Effect of Strain on Electron Transport and Quantum Lifetimes in InxGa1−xAs/In0.52Al0.48As Modulation Doped Double Quantum Well‐Based High Electron Mobility Transistor Structures

Abstract

The effect of tensile and compressive strain on low‐temperature electron transport (τt) and quantum (τq) lifetimes are analyzed as function of well width (w) in InxGa1−xAs/In0.52Al0.48As modulation‐doped double quantum well (MD‐DQW)‐based high electron mobility transistors structures.
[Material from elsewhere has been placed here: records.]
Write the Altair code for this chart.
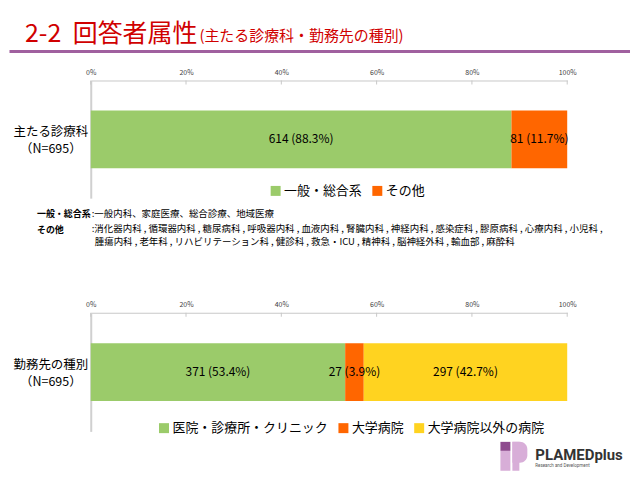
import altair as alt
import pandas as pd

JP = "Noto Sans CJK JP"

# ---------------- data ----------------
top_categories = ["一般・総合系", "その他"]
top_counts = [614, 81]
top_percents = [88.3, 11.7]
top_colors = ["#9BCB6A", "#FF6600"]
top_axis_label = ["主たる診療科", "（N=695）"]

bot_categories = ["医院・診療所・クリニック", "大学病院", "大学病院以外の病院"]
bot_counts = [371, 27, 297]
bot_percents = [53.4, 3.9, 42.7]
bot_colors = ["#9BCB6A", "#FF6600", "#FFD320"]
bot_axis_label = ["勤務先の種別", "（N=695）"]

tick_values = [0, 20, 40, 60, 80, 100]

title_num = "2-2"
title_main = "回答者属性"
title_sub = "(主たる診療科・勤務先の種別)"

note_general_head = "一般・総合系"
note_general_body = ":一般内科、家庭医療、総合診療、地域医療"
note_other_head = "その他"
note_other_line1 = ":消化器内科  , 循環器内科  , 糖尿病科  , 呼吸器内科  , 血液内科  , 腎臓内科  , 神経内科  , 感染症科  , 膠原病科  , 心療内科  , 小児科  ,"
note_other_line2 = "腫瘍内科 , 老年科 ,  リハビリテーション科 , 健診科 , 救急・ICU , 精神科 , 脳神経外科 , 輸血部 , 麻酔科"

logo_name = "PLAMEDplus"
logo_tag = "Research and Development"

# ---------------- geometry (page px) ----------------
LEFT = 91.0
W = 478
H_TOP = 118
H_BOT = 119
GAP = 115
TOP1 = 79.5
TOP2 = TOP1 + H_TOP + GAP


def build(categories, counts, percents, row):
    df = pd.DataFrame({"cat": categories, "n": counts, "p": percents})
    df["end"] = df["p"].cumsum()
    df["start"] = df["end"] - df["p"]
    df["mid"] = (df["start"] + df["end"]) / 2
    df["label"] = [f"{n} ({p:.1f}%)" for n, p in zip(counts, percents)]
    df["row"] = row
    return df


def txt(s, x, y, **kw):
    return alt.Chart(pd.DataFrame({"t": [s]})).mark_text(**kw).encode(
        text="t:N", x=alt.value(x), y=alt.value(y)
    )


def box(x1, x2, y1, y2, color, **kw):
    return alt.Chart(pd.DataFrame({"k": [0]})).mark_rect(color=color, **kw).encode(
        x=alt.value(x1), x2=alt.value(x2), y=alt.value(y1), y2=alt.value(y2)
    )


def hline(x1, x2, y, color, width):
    return alt.Chart(pd.DataFrame({"k": [0]})).mark_rule(color=color, strokeWidth=width).encode(
        x=alt.value(x1), x2=alt.value(x2), y=alt.value(y)
    )


def panel(df, cats, colors, height, axis_label, lx, ly):
    x_axis = alt.Axis(
        orient="top", values=tick_values, labelExpr="datum.value + '%'",
        ticks=False, tickSize=0, grid=False, domainColor="#C8C8C8", domainWidth=1,
        labelFont=JP, labelFontSize=7, labelColor="#404040", labelPadding=5,
        title=None, labelFlush=False,
    )
    y_axis = alt.Axis(labels=False, ticks=False, title=None, grid=False,
                      domainColor="#D0D0D0", domainWidth=2)
    bars = alt.Chart(df).mark_bar(size=58).encode(
        x=alt.X("start:Q", scale=alt.Scale(domain=[0, 100], nice=False), axis=x_axis),
        x2="end:Q",
        y=alt.Y("row:N", axis=y_axis),
        color=alt.Color(
            "cat:N",
            scale=alt.Scale(domain=cats, range=colors),
            sort=cats,
            legend=alt.Legend(
                orient="none", legendX=lx, legendY=ly, direction="horizontal",
                title=None, symbolType="square", symbolSize=100, symbolStrokeWidth=0,
                labelFont=JP, labelFontSize=13, labelColor="black", labelOffset=2,
                columnPadding=8, padding=0, labelLimit=400,
            ),
        ),
    )
    labels = alt.Chart(df).mark_text(font=JP, fontSize=12, color="black").encode(
        x="mid:Q", y="row:N", text="label:N"
    )
    ticks = alt.Chart(pd.DataFrame({"t": tick_values})).mark_rule(
        color="#C8C8C8", strokeWidth=1
    ).encode(x="t:Q", y=alt.value(0), y2=alt.value(4))
    lab1 = txt(axis_label[0], -40, 52, font=JP, fontSize=12.5, align="center",
               baseline="middle", color="black")
    lab2 = txt(axis_label[1], -40, 69, font=JP, fontSize=12.5, align="center",
               baseline="middle", color="black")
    return [bars, labels, ticks, lab1, lab2]


top_df = build(top_categories, top_counts, top_percents, "top")
bot_df = build(bot_categories, bot_counts, bot_percents, "bottom")

# ----- top panel -----
top_layers = panel(top_df, top_categories, top_colors, H_TOP, top_axis_label, 179, 104)

def ry1(py):
    return py - TOP1

def ry2(py):
    return py - TOP2

def rx(px):
    return px - LEFT

RED = "#D00000"
top_layers += [
    # white anchor that fixes the page origin
    alt.Chart(pd.DataFrame({"k": [0]})).mark_rule(color="white", strokeWidth=1).encode(
        x=alt.value(rx(8.5)), x2=alt.value(rx(9.5)), y=alt.value(ry1(8.5))
    ),
    txt(title_num, rx(25), ry1(41), font=JP, fontSize=25, color=RED, align="left",
        baseline="alphabetic"),
    txt(title_main, rx(73), ry1(41), font=JP, fontSize=25, color=RED, align="left",
        baseline="alphabetic"),
    txt(title_sub, rx(200), ry1(40), font=JP, fontSize=15, color=RED, align="left",
        baseline="alphabetic"),
    hline(rx(9.5), rx(632), ry1(50.5), "#A0609F", 3),
    txt(note_general_head, rx(37), ry1(213), font=JP, fontSize=9, fontWeight="bold",
        align="left", baseline="middle", color="black"),
    txt(note_general_body, rx(92), ry1(213), font=JP, fontSize=9.5, align="left",
        baseline="middle", color="black"),
    txt(note_other_head, rx(37), ry1(229), font=JP, fontSize=9, fontWeight="bold",
        align="left", baseline="middle", color="black"),
    txt(note_other_line1, rx(92), ry1(228.5), font=JP, fontSize=9.5, align="left",
        baseline="middle", color="black"),
    txt(note_other_line2, rx(95), ry1(242), font=JP, fontSize=9.5, align="left",
        baseline="middle", color="black"),
]

# ----- bottom panel -----
bot_layers = panel(bot_df, bot_categories, bot_colors, H_BOT, bot_axis_label, 67, 109)
LIGHT = "#D8AED8"
DARK = "#8E4A8E"
bot_layers += [
    box(rx(502), rx(512), ry2(451), ry2(471), LIGHT),
    box(rx(514), rx(521), ry2(442), ry2(471), LIGHT),
    box(rx(514), rx(529), ry2(442), ry2(463), LIGHT, cornerRadiusTopRight=9,
        cornerRadiusBottomRight=9),
    box(rx(502), rx(512), ry2(442), ry2(451), DARK),
    txt(logo_name, rx(537), ry2(455), font="Roboto", fontSize=15, fontWeight="bold",
        color="#333333", align="left", baseline="middle"),
    txt(logo_tag, rx(537), ry2(466), font="Roboto", fontSize=4.5, color="#555555",
        align="left", baseline="middle"),
]

top = alt.layer(*top_layers).properties(width=W, height=H_TOP)
bot = alt.layer(*bot_layers).properties(width=W, height=H_BOT)

chart = (
    alt.vconcat(top, bot, spacing=GAP, bounds="flush")
    .resolve_scale(x="independent", y="independent", color="independent")
    .properties(padding=0, background="white")
    .configure_view(stroke=None)
)

chart.save("out.html", embed_options={"renderer": "svg", "actions": False})
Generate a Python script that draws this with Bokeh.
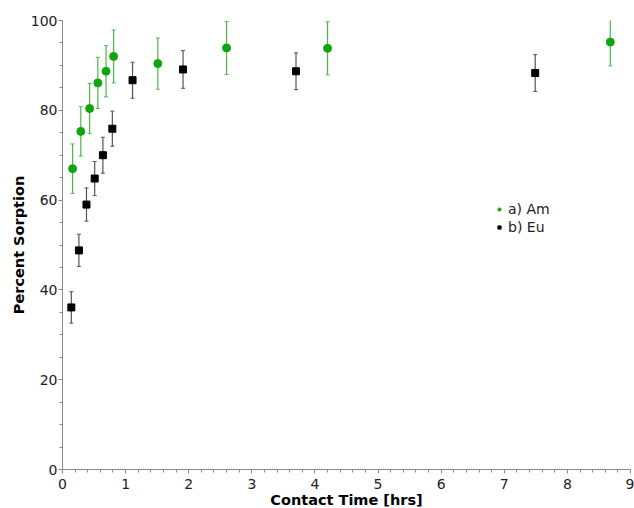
from bokeh.plotting import figure
from bokeh.models import (ColumnDataSource, Range1d, SingleIntervalTicker, Whisker,
                          TeeHead, Legend, LegendItem)
from bokeh.embed import file_html
from bokeh.resources import INLINE

# Am (green) data
am_t = [0.16, 0.29, 0.43, 0.56, 0.69, 0.81, 1.51, 2.60, 4.20, 8.68]
am_y = [67.0, 75.3, 80.4, 86.1, 88.7, 92.0, 90.4, 93.9, 93.8, 95.2]
am_err = [5.5, 5.5, 5.6, 5.7, 5.7, 5.9, 5.7, 5.9, 5.9, 5.3]

# Eu (black) data
eu_t = [0.14, 0.26, 0.38, 0.51, 0.64, 0.79, 1.11, 1.91, 3.70, 7.49]
eu_y = [36.1, 48.8, 59.0, 64.8, 70.0, 75.9, 86.7, 89.1, 88.7, 88.3]
eu_err = [3.5, 3.6, 3.7, 3.8, 4.0, 3.9, 4.0, 4.2, 4.1, 4.1]

labels = ["a) Am", "b) Eu"]
x_label = "Contact Time [hrs]"
y_label = "Percent Sorption"

FONT = "DejaVu Sans"

am_src = ColumnDataSource(dict(x=am_t, y=am_y,
                               lo=[v - e for v, e in zip(am_y, am_err)],
                               hi=[v + e for v, e in zip(am_y, am_err)]))
eu_src = ColumnDataSource(dict(x=eu_t, y=eu_y,
                               lo=[v - e for v, e in zip(eu_y, eu_err)],
                               hi=[v + e for v, e in zip(eu_y, eu_err)]))

p = figure(frame_width=568, frame_height=449, output_backend="svg", toolbar_location=None,
           x_range=Range1d(0, 9), y_range=Range1d(0, 100),
           min_border_left=62, min_border_top=20, min_border_right=4, min_border_bottom=38)
p.outline_line_color = None
p.xgrid.visible = False
p.ygrid.visible = False
p.background_fill_color = "white"

# error bars
for src, col in ((eu_src, "#555555"), (am_src, "#4cb84c")):
    w = Whisker(source=src, base="x", lower="lo", upper="hi", line_color=col, line_width=1.2,
                upper_head=TeeHead(size=4, line_color=col, line_width=1),
                lower_head=TeeHead(size=4, line_color=col, line_width=1))
    p.add_layout(w)

r_am = p.scatter("x", "y", source=am_src, marker="circle", size=8,
                 fill_color="#0fa50f", line_color="#0fa50f")
r_eu = p.scatter("x", "y", source=eu_src, marker="square", size=7,
                 fill_color="black", line_color="black")

# axes
p.xaxis.ticker = SingleIntervalTicker(interval=1, num_minor_ticks=5)
p.yaxis.ticker = SingleIntervalTicker(interval=20, num_minor_ticks=4)
for ax in (p.xaxis[0], p.yaxis[0]):
    ax.axis_line_color = "#8a8a8a"
    ax.major_tick_line_color = "#8a8a8a"
    ax.minor_tick_line_color = "#8a8a8a"
    ax.major_tick_out = 4
    ax.major_tick_in = 0
    ax.minor_tick_out = 3
    ax.minor_tick_in = 0
    ax.major_label_text_font = FONT
    ax.major_label_text_font_size = "14px"
    ax.major_label_text_color = "#222222"
    ax.axis_label_text_font = FONT
    ax.axis_label_text_font_size = "14.5px"
    ax.axis_label_text_font_style = "bold"
    ax.axis_label_text_color = "black"
p.xaxis.axis_label = x_label
p.yaxis.axis_label = y_label
p.xaxis.major_label_standoff = 5
p.xaxis.axis_label_standoff = 0
p.yaxis.major_label_standoff = 1
p.yaxis.axis_label_standoff = 1

legend = Legend(items=[LegendItem(label=labels[0], renderers=[r_am]),
                       LegendItem(label=labels[1], renderers=[r_eu])],
                location=(433, 233), border_line_color=None, background_fill_alpha=0,
                padding=0, margin=0, spacing=0, glyph_width=8, glyph_height=18,
                label_height=18, label_standoff=5,
                label_text_font=FONT, label_text_font_size="14px", label_text_color="#222222")
p.add_layout(legend)

open("out.html", "w").write(file_html(p, INLINE))
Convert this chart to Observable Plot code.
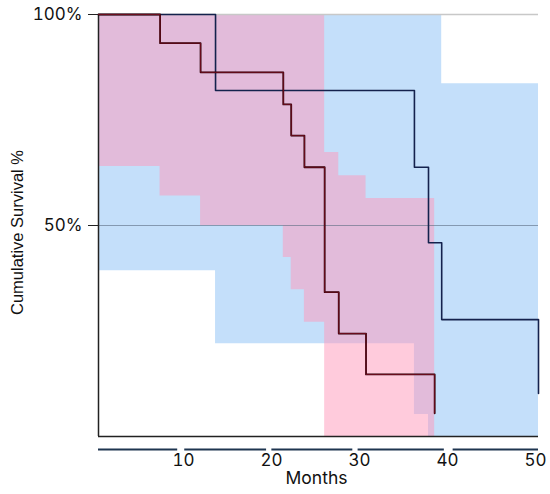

The DQW system can be made either lattice‐matched or strained, tensile and compressive, by considering x = 0.53, 0.41, and 0.75, respectively. Results show that the nonlinearity in τt and τq relates to the uneven dependence on the ionized impurity (ii), interface roughness (ir), and alloy disorder (al) scatterings. As w increases, τt enhances. The improvement in τt is substantial for the strained system compared to the unstrained. Further, for w < 94 Å, the ir‐scattering is more dominating under the compressive than the tensile strained structure, leading to τt (x = 0.41) > τt (x = 0.75). Conversely, τq is dominated by ii‐scattering exhibiting τq (x = 0.75) > τq (x = 0.53) > τq (x = 0.41). A hybrid structure is also proposed with one well tensile (x = 0.41) and the other as compressively (x = 0.75) strained, resulting in a step‐like MD‐DQW structure. As a result, only a single sub‐band is occupied leading to a twofold improvement in τt for w = 150 Å compared to the symmetric structures.